There were several other factors of the hw/sw design that were not
optimal for the scientific market, but the cache based design did not
help.  One problem is that the smaller the cache, the greater the
emphasis that must be placed upon algorithms to make better use of the
memory hierarchy.  If user and 3rd party software vendors use vendor
libraries, they can get good performance (if the vendor bothers to do
the requisite algorithm work).  If they don't then is an uphill battle
for compiler writers to recognize poor algorithms and substitute
better ones.  These tools must be ready before 3rd party ports start.

Cache based vector machines can in general be assumed to get the same
number of cache faults as a machine executing in scalar (with the same
algorithm) would get.  The big problem is vector machines get them
over a shorter period of time, thus it becomes a relatively more
serious problem than it would in a typical scalar machine.

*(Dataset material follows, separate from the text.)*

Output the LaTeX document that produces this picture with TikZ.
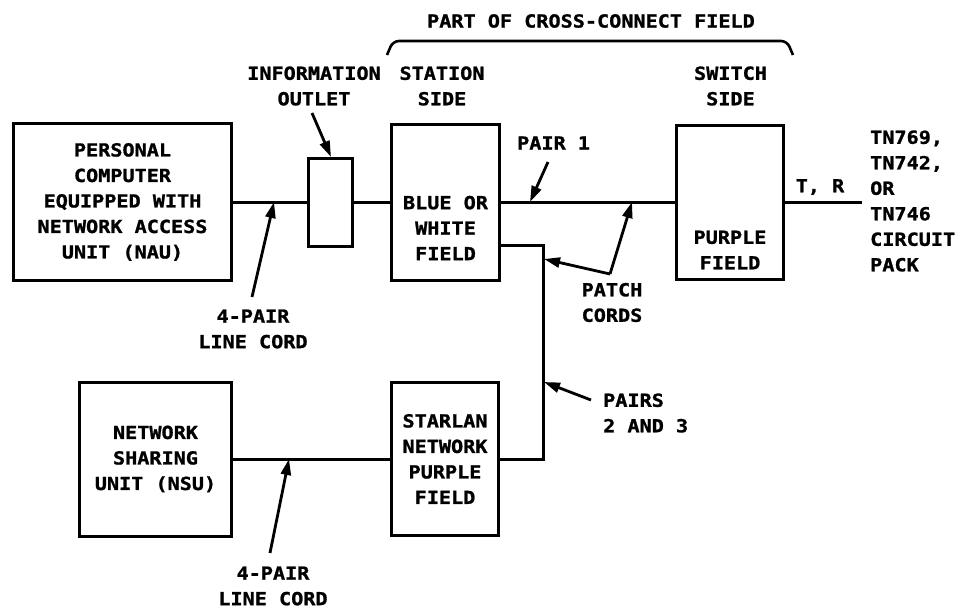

Another usability problem with a cache based approach is the
discontinuity it causes in the performance when plotted vs problem
size.  This is very disconcerting.  If when you do a matrix multiply
of 2 nxn matrices and then multiply 2 (N+5)x(n+5) matrices you can
experience a startling slowdown (m sec vs 3m sec).  This causes some
very intersting measurement problems in scientific benchmarks which
attempted to find [N sub 1/2].  i.e. You have to find the peak vector
performance (and it ain't on 1000x1000 matricies).  So measurement
techniques that expect monotonically increasing (or worse continuous)
values of performance vs problem size get wrong answers.

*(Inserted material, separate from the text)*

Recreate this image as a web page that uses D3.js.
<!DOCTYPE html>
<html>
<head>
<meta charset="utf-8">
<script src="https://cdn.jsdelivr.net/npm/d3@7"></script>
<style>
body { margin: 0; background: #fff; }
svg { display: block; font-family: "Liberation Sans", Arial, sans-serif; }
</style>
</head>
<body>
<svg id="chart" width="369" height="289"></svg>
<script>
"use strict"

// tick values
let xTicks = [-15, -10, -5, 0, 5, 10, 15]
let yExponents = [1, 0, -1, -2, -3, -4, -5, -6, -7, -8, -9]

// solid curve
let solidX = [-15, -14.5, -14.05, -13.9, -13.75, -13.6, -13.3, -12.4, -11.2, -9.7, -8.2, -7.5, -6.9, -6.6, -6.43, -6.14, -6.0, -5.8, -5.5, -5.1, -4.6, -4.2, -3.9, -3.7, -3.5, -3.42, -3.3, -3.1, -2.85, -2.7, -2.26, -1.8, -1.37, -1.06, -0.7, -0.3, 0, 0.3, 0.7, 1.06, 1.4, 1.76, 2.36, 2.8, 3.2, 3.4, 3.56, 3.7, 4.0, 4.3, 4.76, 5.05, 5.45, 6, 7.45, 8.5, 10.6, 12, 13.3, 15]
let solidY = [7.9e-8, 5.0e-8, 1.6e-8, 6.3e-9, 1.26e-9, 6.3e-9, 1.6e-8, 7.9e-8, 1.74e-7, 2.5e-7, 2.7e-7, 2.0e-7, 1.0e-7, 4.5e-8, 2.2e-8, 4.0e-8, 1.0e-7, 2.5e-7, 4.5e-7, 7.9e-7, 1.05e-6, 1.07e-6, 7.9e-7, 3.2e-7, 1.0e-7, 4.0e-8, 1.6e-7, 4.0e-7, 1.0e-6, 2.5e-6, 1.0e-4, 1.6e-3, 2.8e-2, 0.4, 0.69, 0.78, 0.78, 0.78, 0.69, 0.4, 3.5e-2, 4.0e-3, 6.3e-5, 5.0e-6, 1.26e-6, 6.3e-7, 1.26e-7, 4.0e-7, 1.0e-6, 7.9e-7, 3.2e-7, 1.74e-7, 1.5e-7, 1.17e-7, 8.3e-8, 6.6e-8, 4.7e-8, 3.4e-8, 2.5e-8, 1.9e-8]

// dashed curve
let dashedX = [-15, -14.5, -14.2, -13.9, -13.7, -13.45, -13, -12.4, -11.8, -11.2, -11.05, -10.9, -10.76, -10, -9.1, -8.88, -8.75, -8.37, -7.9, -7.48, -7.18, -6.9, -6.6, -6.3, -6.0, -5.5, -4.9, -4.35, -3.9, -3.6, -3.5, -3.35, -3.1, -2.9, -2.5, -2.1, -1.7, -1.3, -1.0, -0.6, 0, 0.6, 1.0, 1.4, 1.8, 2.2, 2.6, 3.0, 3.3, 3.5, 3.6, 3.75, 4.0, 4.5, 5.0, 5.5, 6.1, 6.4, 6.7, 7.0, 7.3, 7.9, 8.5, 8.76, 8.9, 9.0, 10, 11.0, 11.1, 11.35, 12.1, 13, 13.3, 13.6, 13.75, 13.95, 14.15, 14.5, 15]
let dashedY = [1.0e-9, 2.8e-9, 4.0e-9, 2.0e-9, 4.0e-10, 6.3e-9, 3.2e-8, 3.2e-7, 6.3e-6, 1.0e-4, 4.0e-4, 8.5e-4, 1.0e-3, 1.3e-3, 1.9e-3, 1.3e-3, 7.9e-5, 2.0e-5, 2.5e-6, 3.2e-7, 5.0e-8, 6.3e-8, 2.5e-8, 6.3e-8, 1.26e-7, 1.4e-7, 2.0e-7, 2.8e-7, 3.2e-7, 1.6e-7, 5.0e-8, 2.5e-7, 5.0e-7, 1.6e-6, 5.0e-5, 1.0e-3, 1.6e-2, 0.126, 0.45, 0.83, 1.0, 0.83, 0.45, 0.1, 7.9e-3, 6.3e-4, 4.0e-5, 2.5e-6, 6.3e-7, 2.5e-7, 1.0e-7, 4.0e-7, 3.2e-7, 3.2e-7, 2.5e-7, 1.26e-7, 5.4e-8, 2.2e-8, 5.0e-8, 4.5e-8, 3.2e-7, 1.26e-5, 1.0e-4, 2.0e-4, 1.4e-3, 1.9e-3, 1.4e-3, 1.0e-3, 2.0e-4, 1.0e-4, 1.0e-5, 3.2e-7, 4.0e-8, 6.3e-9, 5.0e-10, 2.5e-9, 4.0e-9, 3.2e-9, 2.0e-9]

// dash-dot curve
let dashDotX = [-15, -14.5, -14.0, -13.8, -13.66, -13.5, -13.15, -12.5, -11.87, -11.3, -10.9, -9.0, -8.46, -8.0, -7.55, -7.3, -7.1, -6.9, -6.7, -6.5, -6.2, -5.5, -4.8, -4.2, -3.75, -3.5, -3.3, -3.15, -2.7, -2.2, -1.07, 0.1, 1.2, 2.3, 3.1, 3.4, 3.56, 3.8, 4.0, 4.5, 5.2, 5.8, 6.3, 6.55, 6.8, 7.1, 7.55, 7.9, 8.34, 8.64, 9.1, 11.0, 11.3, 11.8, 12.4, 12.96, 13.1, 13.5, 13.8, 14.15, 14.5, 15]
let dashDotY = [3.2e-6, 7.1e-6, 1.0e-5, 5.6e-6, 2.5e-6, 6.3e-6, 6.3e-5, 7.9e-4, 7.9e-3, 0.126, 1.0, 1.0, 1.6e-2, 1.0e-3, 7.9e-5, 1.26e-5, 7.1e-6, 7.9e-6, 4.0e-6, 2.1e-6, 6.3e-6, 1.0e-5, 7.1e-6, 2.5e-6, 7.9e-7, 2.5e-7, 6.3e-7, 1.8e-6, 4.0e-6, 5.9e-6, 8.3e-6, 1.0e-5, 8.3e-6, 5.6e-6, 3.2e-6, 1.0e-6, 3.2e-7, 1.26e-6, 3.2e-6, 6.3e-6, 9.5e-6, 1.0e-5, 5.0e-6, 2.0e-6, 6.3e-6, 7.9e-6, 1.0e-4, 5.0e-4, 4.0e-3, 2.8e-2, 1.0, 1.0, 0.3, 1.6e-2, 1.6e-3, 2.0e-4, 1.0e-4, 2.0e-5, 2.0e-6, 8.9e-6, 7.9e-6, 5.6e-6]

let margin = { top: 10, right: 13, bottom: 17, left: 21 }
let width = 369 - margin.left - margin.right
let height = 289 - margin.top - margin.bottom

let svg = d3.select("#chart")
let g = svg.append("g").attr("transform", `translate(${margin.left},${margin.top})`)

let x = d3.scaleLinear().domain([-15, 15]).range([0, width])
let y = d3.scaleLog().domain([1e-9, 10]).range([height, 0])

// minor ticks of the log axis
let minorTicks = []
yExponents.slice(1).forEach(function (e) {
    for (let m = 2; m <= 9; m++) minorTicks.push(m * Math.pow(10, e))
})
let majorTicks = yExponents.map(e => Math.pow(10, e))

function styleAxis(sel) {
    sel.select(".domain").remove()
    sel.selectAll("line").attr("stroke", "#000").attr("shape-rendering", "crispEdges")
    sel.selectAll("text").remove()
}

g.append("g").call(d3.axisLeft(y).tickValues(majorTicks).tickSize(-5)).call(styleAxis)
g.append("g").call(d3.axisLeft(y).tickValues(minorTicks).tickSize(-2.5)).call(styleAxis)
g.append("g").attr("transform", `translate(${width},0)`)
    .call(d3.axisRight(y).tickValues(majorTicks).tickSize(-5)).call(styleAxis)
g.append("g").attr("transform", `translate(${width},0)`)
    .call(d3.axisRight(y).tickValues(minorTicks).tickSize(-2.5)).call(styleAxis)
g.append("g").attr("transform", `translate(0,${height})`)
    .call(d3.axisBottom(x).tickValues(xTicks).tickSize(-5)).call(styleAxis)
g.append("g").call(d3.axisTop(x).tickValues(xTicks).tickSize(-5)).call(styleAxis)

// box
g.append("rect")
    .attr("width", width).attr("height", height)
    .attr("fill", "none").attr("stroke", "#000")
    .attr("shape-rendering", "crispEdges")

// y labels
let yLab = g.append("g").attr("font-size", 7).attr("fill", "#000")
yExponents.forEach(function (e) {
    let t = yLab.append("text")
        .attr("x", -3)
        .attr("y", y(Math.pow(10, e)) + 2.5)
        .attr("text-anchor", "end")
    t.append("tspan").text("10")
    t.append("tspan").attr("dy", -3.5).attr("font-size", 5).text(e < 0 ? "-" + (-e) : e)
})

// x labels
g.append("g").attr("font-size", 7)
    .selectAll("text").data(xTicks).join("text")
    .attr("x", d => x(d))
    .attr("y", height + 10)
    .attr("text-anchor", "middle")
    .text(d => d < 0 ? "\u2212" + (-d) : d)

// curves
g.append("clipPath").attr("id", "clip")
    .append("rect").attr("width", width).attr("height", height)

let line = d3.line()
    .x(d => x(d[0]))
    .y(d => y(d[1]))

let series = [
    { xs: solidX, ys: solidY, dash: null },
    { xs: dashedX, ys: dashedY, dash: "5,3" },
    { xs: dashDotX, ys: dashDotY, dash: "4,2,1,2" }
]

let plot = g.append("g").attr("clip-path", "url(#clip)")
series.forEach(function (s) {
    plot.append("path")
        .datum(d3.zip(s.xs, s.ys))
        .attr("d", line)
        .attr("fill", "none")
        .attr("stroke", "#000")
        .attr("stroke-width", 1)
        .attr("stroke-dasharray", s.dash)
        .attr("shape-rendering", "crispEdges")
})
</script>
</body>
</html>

Well 16K is a very small cache for scientific problems.  What about
larger caches.  Well larger is better.  It moves the discontinuity so
it affects fewer problems.  At some point you might not care. But if
the reason you are buying the architecture (as well as the
implementation) is because you see ever increasing problem size, then
even if it works fast enough on todays problems, will it be fast
enough for tomorrows problem sizes.

What can a cache based vector machine do?

	Use a dual ported cache with parallel prefetch.

	Use a very large cache.

	Use a very very large secondary cache to reduce miss penalty.